__What the exercise asks__: Retype the whole listing verbatim and keep the pictures out of it.
___ Supplied information ___
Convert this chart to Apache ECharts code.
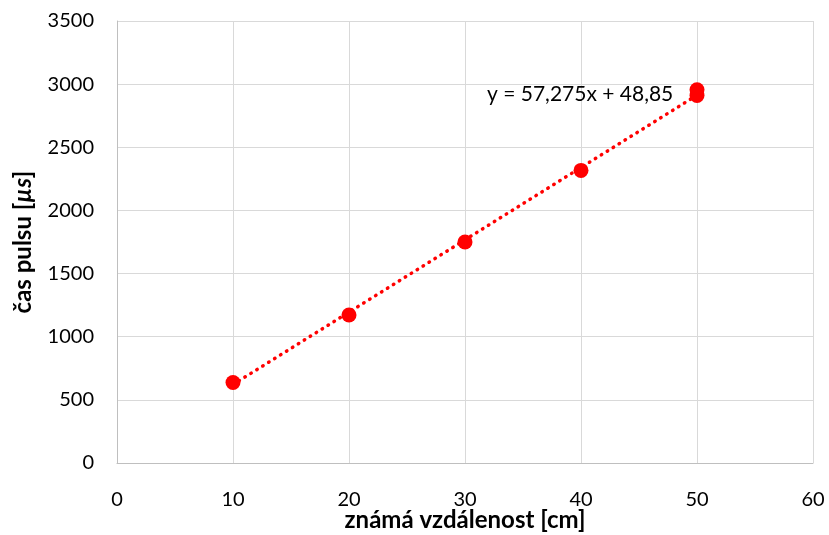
<!DOCTYPE html>
<html>
<head>
<meta charset="utf-8">
<script src="https://cdn.jsdelivr.net/npm/echarts@6/dist/echarts.min.js"></script>
<style>html,body{margin:0;padding:0;background:#fff}#c{width:829px;height:535px}</style>
</head>
<body>
<div id="c"></div>
<script>
const xValues = [10, 20, 30, 40, 50, 50];
const yValues = [638, 1172, 1750, 2317, 2910, 2955];
const trendSlope = 57.275;
const trendIntercept = 48.85;
const trendLabel = 'y = 57,275x + 48,85';
const xTitle = 'známá vzdálenost [cm]';
const yTitleMain = 'čas pulsu [';
const yTitleUnit = 'µs';
const yTitleEnd = ']';

const points = xValues.map((x, i) => [x, yValues[i]]);
const xMin = Math.min(...xValues), xMax = Math.max(...xValues);
const trend = [[xMin, trendSlope * xMin + trendIntercept], [xMax, trendSlope * xMax + trendIntercept]];

const font = 'Lato, "Open Sans", sans-serif';
const chart = echarts.init(document.getElementById('c'), null, {renderer: 'canvas'});
chart.setOption({
  animation: false,
  backgroundColor: '#ffffff',
  grid: {left: 117, right: 16, top: 21, bottom: 72, containLabel: false, outerBoundsMode: 'none'},
  xAxis: {
    type: 'value', min: 0, max: 60, interval: 10,
    axisLine: {show: true, lineStyle: {color: '#bfbfbf', width: 1}},
    axisTick: {show: false},
    splitLine: {show: true, lineStyle: {color: '#d9d9d9', width: 1}},
    axisLabel: {color: '#000', fontSize: 20, fontFamily: font, margin: 27},
    name: xTitle, nameLocation: 'middle', nameGap: 45, nameMoveOverlap: false,
    nameTextStyle: {color: '#000', fontSize: 24, fontWeight: 'bold', fontFamily: font}
  },
  yAxis: {
    type: 'value', min: 0, max: 3500, interval: 500,
    axisLine: {show: true, lineStyle: {color: '#bfbfbf', width: 1}},
    axisTick: {show: false},
    splitLine: {show: true, lineStyle: {color: '#d9d9d9', width: 1}},
    axisLabel: {color: '#000', fontSize: 20, fontFamily: font, margin: 23, formatter: v => String(v)},
    name: '{b|' + yTitleMain + '}{i|' + yTitleUnit + '}{b|' + yTitleEnd + '}',
    nameLocation: 'middle', nameGap: 82, nameRotate: 90,
    nameTextStyle: {
      color: '#000', fontSize: 24, fontWeight: 'bold', fontFamily: font,
      rich: {
        b: {color: '#000', fontSize: 24, fontWeight: 'bold', fontFamily: font},
        i: {color: '#000', fontSize: 24, fontWeight: 'bold', fontStyle: 'italic', fontFamily: font}
      }
    }
  },
  series: [
    {
      type: 'line', data: trend, symbol: 'none', silent: true, z: 1,
      lineStyle: {color: '#ff0000', width: 3.5, type: [0.5, 6.5], cap: 'round'}
    },
    {
      type: 'scatter', data: points, symbol: 'circle', symbolSize: 15, z: 2,
      itemStyle: {color: '#ff0000', opacity: 1}
    }
  ],
  graphic: [
    {type: 'text', left: 487, top: 84, z: 100, style: {text: trendLabel, fill: '#000', font: '21px ' + font}}
  ]
});
</script>
</body>
</html>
___
__Solution to this problem__:
Convert this chart to Apache ECharts code.
<!DOCTYPE html>
<html>
<head>
<meta charset="utf-8">
<script src="https://cdn.jsdelivr.net/npm/echarts@6/dist/echarts.min.js"></script>
<style>html,body{margin:0;padding:0;background:#fff}#c{width:829px;height:535px}</style>
</head>
<body>
<div id="c"></div>
<script>
const xValues = [10, 20, 30, 40, 50, 50];
const yValues = [638, 1172, 1750, 2317, 2910, 2955];
const trendSlope = 57.275;
const trendIntercept = 48.85;
const trendLabel = 'y = 57,275x + 48,85';
const xTitle = 'známá vzdálenost [cm]';
const yTitleMain = 'čas pulsu [';
const yTitleUnit = 'µs';
const yTitleEnd = ']';

const points = xValues.map((x, i) => [x, yValues[i]]);
const xMin = Math.min(...xValues), xMax = Math.max(...xValues);
const trend = [[xMin, trendSlope * xMin + trendIntercept], [xMax, trendSlope * xMax + trendIntercept]];

const font = 'Lato, "Open Sans", sans-serif';
const chart = echarts.init(document.getElementById('c'), null, {renderer: 'canvas'});
chart.setOption({
  animation: false,
  backgroundColor: '#ffffff',
  grid: {left: 117, right: 16, top: 21, bottom: 72, containLabel: false, outerBoundsMode: 'none'},
  xAxis: {
    type: 'value', min: 0, max: 60, interval: 10,
    axisLine: {show: true, lineStyle: {color: '#bfbfbf', width: 1}},
    axisTick: {show: false},
    splitLine: {show: true, lineStyle: {color: '#d9d9d9', width: 1}},
    axisLabel: {color: '#000', fontSize: 20, fontFamily: font, margin: 27},
    name: xTitle, nameLocation: 'middle', nameGap: 45, nameMoveOverlap: false,
    nameTextStyle: {color: '#000', fontSize: 24, fontWeight: 'bold', fontFamily: font}
  },
  yAxis: {
    type: 'value', min: 0, max: 3500, interval: 500,
    axisLine: {show: true, lineStyle: {color: '#bfbfbf', width: 1}},
    axisTick: {show: false},
    splitLine: {show: true, lineStyle: {color: '#d9d9d9', width: 1}},
    axisLabel: {color: '#000', fontSize: 20, fontFamily: font, margin: 23, formatter: v => String(v)},
    name: '{b|' + yTitleMain + '}{i|' + yTitleUnit + '}{b|' + yTitleEnd + '}',
    nameLocation: 'middle', nameGap: 82, nameRotate: 90,
    nameTextStyle: {
      color: '#000', fontSize: 24, fontWeight: 'bold', fontFamily: font,
      rich: {
        b: {color: '#000', fontSize: 24, fontWeight: 'bold', fontFamily: font},
        i: {color: '#000', fontSize: 24, fontWeight: 'bold', fontStyle: 'italic', fontFamily: font}
      }
    }
  },
  series: [
    {
      type: 'line', data: trend, symbol: 'none', silent: true, z: 1,
      lineStyle: {color: '#ff0000', width: 3.5, type: [0.5, 6.5], cap: 'round'}
    },
    {
      type: 'scatter', data: points, symbol: 'circle', symbolSize: 15, z: 2,
      itemStyle: {color: '#ff0000', opacity: 1}
    }
  ],
  graphic: [
    {type: 'text', left: 487, top: 84, z: 100, style: {text: trendLabel, fill: '#000', font: '21px ' + font}}
  ]
});
</script>
</body>
</html>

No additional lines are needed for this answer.